▶ **WHAT TO DO**
Transcribe the records that follow. Keep every word exactly, and drop the pictures.

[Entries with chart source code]
····················
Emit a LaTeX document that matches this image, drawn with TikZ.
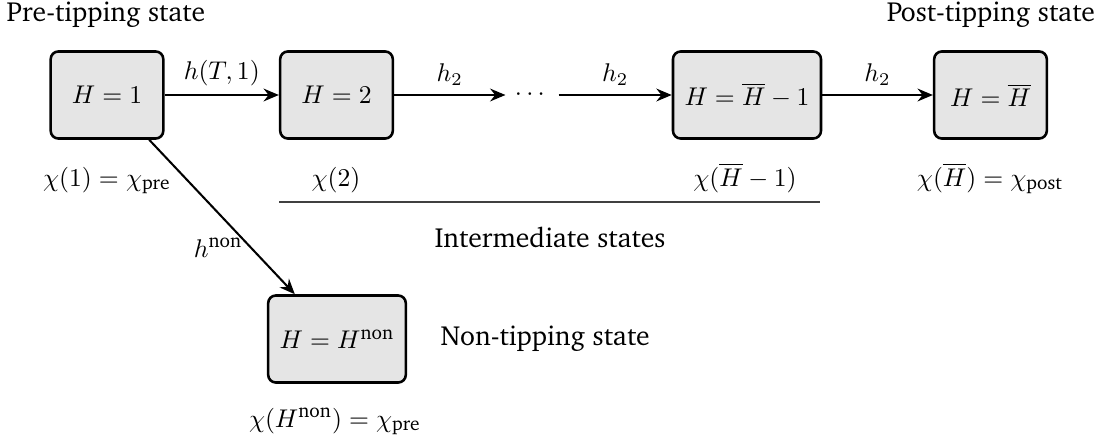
\documentclass[tikz,border=0pt]{standalone}
\usepackage[T1]{fontenc}
\renewcommand{\rmdefault}{bch}
\usepackage{amsmath}
\usepackage{graphicx}
\usetikzlibrary{arrows.meta}
\newcommand{\txs}[1]{\text{\scalebox{1.08}{#1}}}
\tikzset{
  statebox/.style={draw, line width=1pt, fill=gray!20, rounded corners=3pt,
    minimum width=44pt, minimum height=34pt, inner sep=4.5pt},
  trans/.style={-{Stealth[length=6pt,width=5pt,inset=2pt]}, line width=0.8pt},
  chilab/.style={anchor=base},
  ttl/.style={anchor=base, font=\fontsize{10.8}{13}\selectfont},
}
\begin{document}
\begin{tikzpicture}[x=0.3906pt, y=-0.3906pt]
\useasboundingbox (0,0) rectangle (1115,439);
% titles
\node[ttl] (pre) at (106,22) {Pre-tipping state};
\node[ttl] (post) at (991,22) {Post-tipping state};
% states
\node[statebox] (n1) at (107,95) {$H=1$};
\node[statebox] (n2) at (336.5,95) {$H=2$};
\node[inner sep=3.5pt] (dots) at (532,95) {$\cdots$};
\node[statebox] (n3) at (747,95) {$H=\overline{H}-1$};
\node[statebox] (n4) at (990.5,95) {$H=\overline{H}$};
\node[statebox] (n5) at (337,339) {$H=H^{\txs{non}}$};
% transitions
\draw[trans] (n1) -- node[above] {$h(T,1)$} (n2);
\draw[trans] (n2) -- node[above] {$h_2$} (dots);
\draw[trans] (dots) -- node[above] {$h_2$} (n3);
\draw[trans] (n3) -- node[above] {$h_2$} (n4);
\draw[trans] (n1) -- node[pos=0.7, left, inner sep=3pt] {$h^{\txs{non}}$} (n5);
% chi labels
\node[chilab] (c1) at (107,186) {$\chi(1)=\chi_{\txs{pre}}$};
\node[chilab] (c2) at (336,186) {$\chi(2)$};
\node[chilab] (c3) at (745,186) {$\chi(\overline{H}-1)$};
\node[chilab] (c4) at (990,186) {$\chi(\overline{H})=\chi_{\txs{post}}$};
\node[chilab] (c5) at (335,427) {$\chi(H^{\txs{non}})=\chi_{\txs{pre}}$};
% intermediate bracket line
\coordinate (la) at (279,202);
\coordinate (lb) at (820,202);
\draw[line width=0.6pt, black!75] (la) -- (lb);
\node[ttl] (inter) at (550,247) {Intermediate states};
\node[ttl, anchor=base west, inner sep=0pt] (nontip) at (440,345) {Non-tipping state};
\end{tikzpicture}
\end{document}
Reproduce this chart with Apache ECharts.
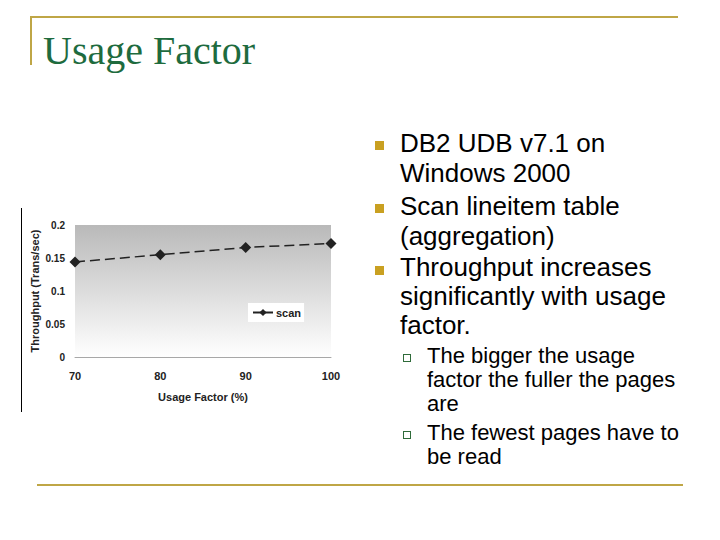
····················
▶ **SOLVED PROBLEM**
Emit a LaTeX document that matches this image, drawn with TikZ.
\documentclass[tikz,border=0pt]{standalone}
\usepackage[T1]{fontenc}
\renewcommand{\rmdefault}{bch}
\usepackage{amsmath}
\usepackage{graphicx}
\usetikzlibrary{arrows.meta}
\newcommand{\txs}[1]{\text{\scalebox{1.08}{#1}}}
\tikzset{
  statebox/.style={draw, line width=1pt, fill=gray!20, rounded corners=3pt,
    minimum width=44pt, minimum height=34pt, inner sep=4.5pt},
  trans/.style={-{Stealth[length=6pt,width=5pt,inset=2pt]}, line width=0.8pt},
  chilab/.style={anchor=base},
  ttl/.style={anchor=base, font=\fontsize{10.8}{13}\selectfont},
}
\begin{document}
\begin{tikzpicture}[x=0.3906pt, y=-0.3906pt]
\useasboundingbox (0,0) rectangle (1115,439);
% titles
\node[ttl] (pre) at (106,22) {Pre-tipping state};
\node[ttl] (post) at (991,22) {Post-tipping state};
% states
\node[statebox] (n1) at (107,95) {$H=1$};
\node[statebox] (n2) at (336.5,95) {$H=2$};
\node[inner sep=3.5pt] (dots) at (532,95) {$\cdots$};
\node[statebox] (n3) at (747,95) {$H=\overline{H}-1$};
\node[statebox] (n4) at (990.5,95) {$H=\overline{H}$};
\node[statebox] (n5) at (337,339) {$H=H^{\txs{non}}$};
% transitions
\draw[trans] (n1) -- node[above] {$h(T,1)$} (n2);
\draw[trans] (n2) -- node[above] {$h_2$} (dots);
\draw[trans] (dots) -- node[above] {$h_2$} (n3);
\draw[trans] (n3) -- node[above] {$h_2$} (n4);
\draw[trans] (n1) -- node[pos=0.7, left, inner sep=3pt] {$h^{\txs{non}}$} (n5);
% chi labels
\node[chilab] (c1) at (107,186) {$\chi(1)=\chi_{\txs{pre}}$};
\node[chilab] (c2) at (336,186) {$\chi(2)$};
\node[chilab] (c3) at (745,186) {$\chi(\overline{H}-1)$};
\node[chilab] (c4) at (990,186) {$\chi(\overline{H})=\chi_{\txs{post}}$};
\node[chilab] (c5) at (335,427) {$\chi(H^{\txs{non}})=\chi_{\txs{pre}}$};
% intermediate bracket line
\coordinate (la) at (279,202);
\coordinate (lb) at (820,202);
\draw[line width=0.6pt, black!75] (la) -- (lb);
\node[ttl] (inter) at (550,247) {Intermediate states};
\node[ttl, anchor=base west, inner sep=0pt] (nontip) at (440,345) {Non-tipping state};
\end{tikzpicture}
\end{document}
Reproduce this chart with Apache ECharts.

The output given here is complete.